Forty-three prints, stolen from the Richelieu-Louvois branch of the French National Library, have been recovered. The prints have been valued at roughly $200,000. The thief reportedly has confessed. It was an inside job.
Last March, the library became aware that the prints were missing. They became aware in the manner so many libraries learn that material is gone. It was discovered not through their own procedures, but the result of a visitor who asked to see the book in which they were contained. The prints, which were engraved from paintings by Belgian painter Pieter Bruegel the Elder in the 16th century, had been cut from the book. Library officials quickly contacted authorities and put out a notice with ILAB (International League of Antiquarian Booksellers) and various European libraries that might be able to help find the material.
Twenty of the missing engravings were located with a Belgian bookseller. The bookseller revealed that he had purchased them from a Dutch collector. The collector then identified his source, a low level employee of the French National Library. The employee confessed and additional missing engravings were found in his possession.
It has also been revealed that 20 maps are missing from a very old atlas, and these too were said to have been stolen by a library employee. It was not made clear whether this was the same employee, though that seems likely. The library has not said when it believes the material was stolen.
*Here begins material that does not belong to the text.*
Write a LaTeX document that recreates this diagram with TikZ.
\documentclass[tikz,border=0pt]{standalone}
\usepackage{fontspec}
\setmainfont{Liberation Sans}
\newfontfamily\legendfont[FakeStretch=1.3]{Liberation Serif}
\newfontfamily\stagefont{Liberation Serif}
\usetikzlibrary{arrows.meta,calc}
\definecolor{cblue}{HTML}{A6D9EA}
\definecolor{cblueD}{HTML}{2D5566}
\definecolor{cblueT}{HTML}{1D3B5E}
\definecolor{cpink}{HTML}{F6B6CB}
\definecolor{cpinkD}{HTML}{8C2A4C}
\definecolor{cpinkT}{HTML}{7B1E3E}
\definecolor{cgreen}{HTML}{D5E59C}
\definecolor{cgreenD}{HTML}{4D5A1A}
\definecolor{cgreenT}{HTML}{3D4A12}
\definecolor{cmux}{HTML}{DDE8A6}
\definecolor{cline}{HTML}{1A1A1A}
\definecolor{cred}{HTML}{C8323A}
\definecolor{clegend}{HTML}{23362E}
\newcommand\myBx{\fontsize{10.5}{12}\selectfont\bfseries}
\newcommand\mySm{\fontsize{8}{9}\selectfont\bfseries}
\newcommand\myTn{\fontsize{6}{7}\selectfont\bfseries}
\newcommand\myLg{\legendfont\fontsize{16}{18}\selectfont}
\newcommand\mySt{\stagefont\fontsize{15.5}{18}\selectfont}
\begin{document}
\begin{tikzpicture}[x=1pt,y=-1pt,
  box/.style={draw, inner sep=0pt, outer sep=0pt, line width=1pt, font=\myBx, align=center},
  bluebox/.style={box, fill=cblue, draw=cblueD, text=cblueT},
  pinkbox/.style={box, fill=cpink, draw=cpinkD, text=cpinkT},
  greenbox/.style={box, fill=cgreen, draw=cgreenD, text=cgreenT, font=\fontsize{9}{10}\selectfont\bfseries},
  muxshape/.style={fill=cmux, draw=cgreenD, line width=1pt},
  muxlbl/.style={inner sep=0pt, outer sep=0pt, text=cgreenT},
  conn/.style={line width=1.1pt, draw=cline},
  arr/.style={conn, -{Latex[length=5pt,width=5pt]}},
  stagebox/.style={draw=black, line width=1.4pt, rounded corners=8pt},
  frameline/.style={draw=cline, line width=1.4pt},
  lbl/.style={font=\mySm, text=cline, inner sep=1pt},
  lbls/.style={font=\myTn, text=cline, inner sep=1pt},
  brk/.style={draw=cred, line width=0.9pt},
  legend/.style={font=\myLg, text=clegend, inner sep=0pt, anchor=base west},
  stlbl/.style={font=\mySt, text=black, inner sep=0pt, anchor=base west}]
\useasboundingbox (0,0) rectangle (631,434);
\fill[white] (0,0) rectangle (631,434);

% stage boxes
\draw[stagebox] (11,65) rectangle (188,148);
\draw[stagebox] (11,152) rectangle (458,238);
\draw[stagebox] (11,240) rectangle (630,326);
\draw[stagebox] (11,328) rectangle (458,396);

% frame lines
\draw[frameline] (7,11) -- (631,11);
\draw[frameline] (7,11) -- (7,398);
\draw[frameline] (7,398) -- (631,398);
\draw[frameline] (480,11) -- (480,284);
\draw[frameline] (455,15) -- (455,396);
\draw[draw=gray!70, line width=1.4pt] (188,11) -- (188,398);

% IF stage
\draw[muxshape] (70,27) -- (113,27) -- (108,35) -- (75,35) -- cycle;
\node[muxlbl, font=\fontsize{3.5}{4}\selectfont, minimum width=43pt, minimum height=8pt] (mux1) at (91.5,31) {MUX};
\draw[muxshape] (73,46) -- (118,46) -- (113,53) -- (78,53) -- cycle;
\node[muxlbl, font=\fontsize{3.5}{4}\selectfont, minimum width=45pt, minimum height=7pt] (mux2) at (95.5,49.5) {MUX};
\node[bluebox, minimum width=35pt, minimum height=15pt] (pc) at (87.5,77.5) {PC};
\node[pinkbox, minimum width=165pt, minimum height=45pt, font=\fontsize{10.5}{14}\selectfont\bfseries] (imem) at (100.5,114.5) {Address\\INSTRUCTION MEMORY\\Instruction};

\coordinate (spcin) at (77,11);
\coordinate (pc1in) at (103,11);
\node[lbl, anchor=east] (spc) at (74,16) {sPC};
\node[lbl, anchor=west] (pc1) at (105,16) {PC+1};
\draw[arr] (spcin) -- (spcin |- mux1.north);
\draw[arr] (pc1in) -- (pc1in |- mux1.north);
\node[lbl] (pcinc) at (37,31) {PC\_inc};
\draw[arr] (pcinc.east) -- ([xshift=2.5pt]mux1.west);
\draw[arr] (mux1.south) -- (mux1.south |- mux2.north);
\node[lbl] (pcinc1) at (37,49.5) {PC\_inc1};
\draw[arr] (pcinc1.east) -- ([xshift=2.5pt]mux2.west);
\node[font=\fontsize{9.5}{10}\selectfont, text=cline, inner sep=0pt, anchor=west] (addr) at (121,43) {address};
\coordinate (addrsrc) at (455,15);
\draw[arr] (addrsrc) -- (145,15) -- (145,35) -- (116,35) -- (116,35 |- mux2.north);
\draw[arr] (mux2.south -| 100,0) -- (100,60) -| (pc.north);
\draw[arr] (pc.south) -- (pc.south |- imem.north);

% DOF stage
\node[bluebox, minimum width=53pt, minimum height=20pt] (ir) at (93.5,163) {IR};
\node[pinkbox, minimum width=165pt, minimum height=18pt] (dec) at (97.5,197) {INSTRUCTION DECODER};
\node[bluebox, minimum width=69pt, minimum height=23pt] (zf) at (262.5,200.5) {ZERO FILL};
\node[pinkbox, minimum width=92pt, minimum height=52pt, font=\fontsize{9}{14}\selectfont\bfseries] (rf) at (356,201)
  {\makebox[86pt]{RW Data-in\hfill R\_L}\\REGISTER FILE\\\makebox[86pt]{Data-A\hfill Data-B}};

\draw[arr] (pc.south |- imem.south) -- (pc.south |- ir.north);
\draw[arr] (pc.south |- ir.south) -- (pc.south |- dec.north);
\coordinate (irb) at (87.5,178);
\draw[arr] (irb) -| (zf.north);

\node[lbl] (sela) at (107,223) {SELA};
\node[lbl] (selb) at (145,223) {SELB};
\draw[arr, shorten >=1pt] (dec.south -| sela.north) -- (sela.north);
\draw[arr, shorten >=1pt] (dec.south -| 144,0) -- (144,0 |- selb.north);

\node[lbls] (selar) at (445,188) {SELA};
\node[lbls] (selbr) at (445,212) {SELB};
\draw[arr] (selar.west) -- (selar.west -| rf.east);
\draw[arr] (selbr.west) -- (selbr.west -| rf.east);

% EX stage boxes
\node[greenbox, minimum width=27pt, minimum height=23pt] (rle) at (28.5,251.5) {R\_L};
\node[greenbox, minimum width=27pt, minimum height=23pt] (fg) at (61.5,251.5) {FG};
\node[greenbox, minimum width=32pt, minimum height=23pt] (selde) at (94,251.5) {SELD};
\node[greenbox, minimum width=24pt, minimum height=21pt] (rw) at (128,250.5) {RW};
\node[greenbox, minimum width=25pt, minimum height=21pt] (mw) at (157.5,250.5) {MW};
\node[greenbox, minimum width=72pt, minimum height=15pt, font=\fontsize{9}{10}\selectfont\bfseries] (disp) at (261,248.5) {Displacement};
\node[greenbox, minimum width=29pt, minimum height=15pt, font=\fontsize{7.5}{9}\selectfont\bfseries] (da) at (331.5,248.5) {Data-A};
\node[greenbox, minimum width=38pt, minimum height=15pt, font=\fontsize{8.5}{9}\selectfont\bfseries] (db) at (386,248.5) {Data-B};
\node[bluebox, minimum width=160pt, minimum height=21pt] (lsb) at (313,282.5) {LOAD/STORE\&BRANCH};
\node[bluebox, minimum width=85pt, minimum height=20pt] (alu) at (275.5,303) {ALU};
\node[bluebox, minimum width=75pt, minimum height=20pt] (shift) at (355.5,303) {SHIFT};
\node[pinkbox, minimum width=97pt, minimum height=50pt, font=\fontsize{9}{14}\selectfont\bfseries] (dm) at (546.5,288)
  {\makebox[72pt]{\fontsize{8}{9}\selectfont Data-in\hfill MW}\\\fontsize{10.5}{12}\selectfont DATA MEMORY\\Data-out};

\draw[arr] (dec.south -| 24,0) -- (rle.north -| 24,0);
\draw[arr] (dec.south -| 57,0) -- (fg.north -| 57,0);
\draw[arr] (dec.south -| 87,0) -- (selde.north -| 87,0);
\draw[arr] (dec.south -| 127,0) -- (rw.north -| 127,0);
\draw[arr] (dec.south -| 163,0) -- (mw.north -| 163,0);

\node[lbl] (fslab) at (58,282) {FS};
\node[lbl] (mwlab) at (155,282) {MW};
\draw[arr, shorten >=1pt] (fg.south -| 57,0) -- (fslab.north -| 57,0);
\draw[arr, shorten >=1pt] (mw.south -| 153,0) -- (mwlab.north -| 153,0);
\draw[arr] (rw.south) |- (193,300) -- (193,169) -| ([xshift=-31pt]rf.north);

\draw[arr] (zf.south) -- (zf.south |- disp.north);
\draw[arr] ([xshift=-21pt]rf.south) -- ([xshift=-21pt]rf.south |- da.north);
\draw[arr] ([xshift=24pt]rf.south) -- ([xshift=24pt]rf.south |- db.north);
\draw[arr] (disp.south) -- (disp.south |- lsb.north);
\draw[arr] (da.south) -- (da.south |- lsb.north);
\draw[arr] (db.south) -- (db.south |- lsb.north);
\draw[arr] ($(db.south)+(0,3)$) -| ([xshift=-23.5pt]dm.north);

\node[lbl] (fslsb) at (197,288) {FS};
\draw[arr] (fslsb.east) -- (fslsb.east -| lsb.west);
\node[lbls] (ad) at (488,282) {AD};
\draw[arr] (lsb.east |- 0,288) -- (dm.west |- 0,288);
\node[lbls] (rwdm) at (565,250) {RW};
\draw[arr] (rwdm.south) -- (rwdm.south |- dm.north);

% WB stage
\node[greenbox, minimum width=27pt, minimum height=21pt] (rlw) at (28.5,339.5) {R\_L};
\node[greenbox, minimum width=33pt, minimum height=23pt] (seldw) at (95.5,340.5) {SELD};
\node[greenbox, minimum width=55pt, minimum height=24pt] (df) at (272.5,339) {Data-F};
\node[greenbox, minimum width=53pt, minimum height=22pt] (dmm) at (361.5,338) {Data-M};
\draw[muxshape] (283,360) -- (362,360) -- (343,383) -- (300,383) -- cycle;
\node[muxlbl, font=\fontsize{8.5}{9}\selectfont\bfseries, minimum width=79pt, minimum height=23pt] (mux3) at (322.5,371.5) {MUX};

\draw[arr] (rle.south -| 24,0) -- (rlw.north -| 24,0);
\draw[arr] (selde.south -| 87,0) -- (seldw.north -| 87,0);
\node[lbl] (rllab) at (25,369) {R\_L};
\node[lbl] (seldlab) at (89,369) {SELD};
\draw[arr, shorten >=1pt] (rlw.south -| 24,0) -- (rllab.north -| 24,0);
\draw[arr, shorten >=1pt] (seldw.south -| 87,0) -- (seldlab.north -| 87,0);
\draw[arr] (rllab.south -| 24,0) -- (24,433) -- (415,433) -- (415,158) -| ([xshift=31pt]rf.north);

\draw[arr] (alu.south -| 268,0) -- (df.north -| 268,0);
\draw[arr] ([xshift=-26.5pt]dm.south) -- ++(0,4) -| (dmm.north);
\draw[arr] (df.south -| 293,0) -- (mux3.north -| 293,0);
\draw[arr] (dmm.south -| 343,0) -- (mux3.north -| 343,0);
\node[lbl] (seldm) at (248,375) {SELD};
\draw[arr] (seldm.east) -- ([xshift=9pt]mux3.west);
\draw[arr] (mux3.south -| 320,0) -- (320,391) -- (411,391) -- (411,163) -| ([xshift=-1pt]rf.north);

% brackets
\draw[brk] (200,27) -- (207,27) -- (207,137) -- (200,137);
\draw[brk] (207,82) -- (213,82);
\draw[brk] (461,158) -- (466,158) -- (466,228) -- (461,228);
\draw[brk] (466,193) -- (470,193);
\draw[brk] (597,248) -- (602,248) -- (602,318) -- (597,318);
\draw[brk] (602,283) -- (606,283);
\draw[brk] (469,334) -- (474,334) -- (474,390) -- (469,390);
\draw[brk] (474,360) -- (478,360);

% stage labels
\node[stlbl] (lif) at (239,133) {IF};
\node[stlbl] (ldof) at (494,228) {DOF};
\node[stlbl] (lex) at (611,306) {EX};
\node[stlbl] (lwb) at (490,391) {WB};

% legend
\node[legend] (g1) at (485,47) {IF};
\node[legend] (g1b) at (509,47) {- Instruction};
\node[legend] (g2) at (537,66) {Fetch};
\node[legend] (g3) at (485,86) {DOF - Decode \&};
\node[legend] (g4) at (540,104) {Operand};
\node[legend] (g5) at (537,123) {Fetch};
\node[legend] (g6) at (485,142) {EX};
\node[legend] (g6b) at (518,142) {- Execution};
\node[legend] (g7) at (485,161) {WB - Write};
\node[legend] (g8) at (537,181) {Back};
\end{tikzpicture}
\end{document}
The library's security was quickly blasted by the CGT-BNF, the employees' union at the French National Library. However, it wasn't library officials they went after so much as the government which funds the library. Naturally, an employees' union is not the most objective group, but their message is still revealing. While acknowledging improvements in terms of security cameras, the union said that documentation of the collections is inadequate, reminiscent of the independent critique recently provided to the Boston Public Library (see article elsewhere in this month's issue of Rare Book Monthly). They described the National Library as "a library of the twentieth century, if not of the nineteenth century, with its files and paper catalogs, its not referenced collections in catalogs IT, communication applications on paper newsletters..."
Not surprisingly, the union focused on the reduction of employees, along with millions of euros in budget cuts. The CGT-BNF claimed that 260 jobs have been cut since 2009. Workers' self-interest notwithstanding, it's hard to imagine how any library could lose 260 employees without suffering in terms of security.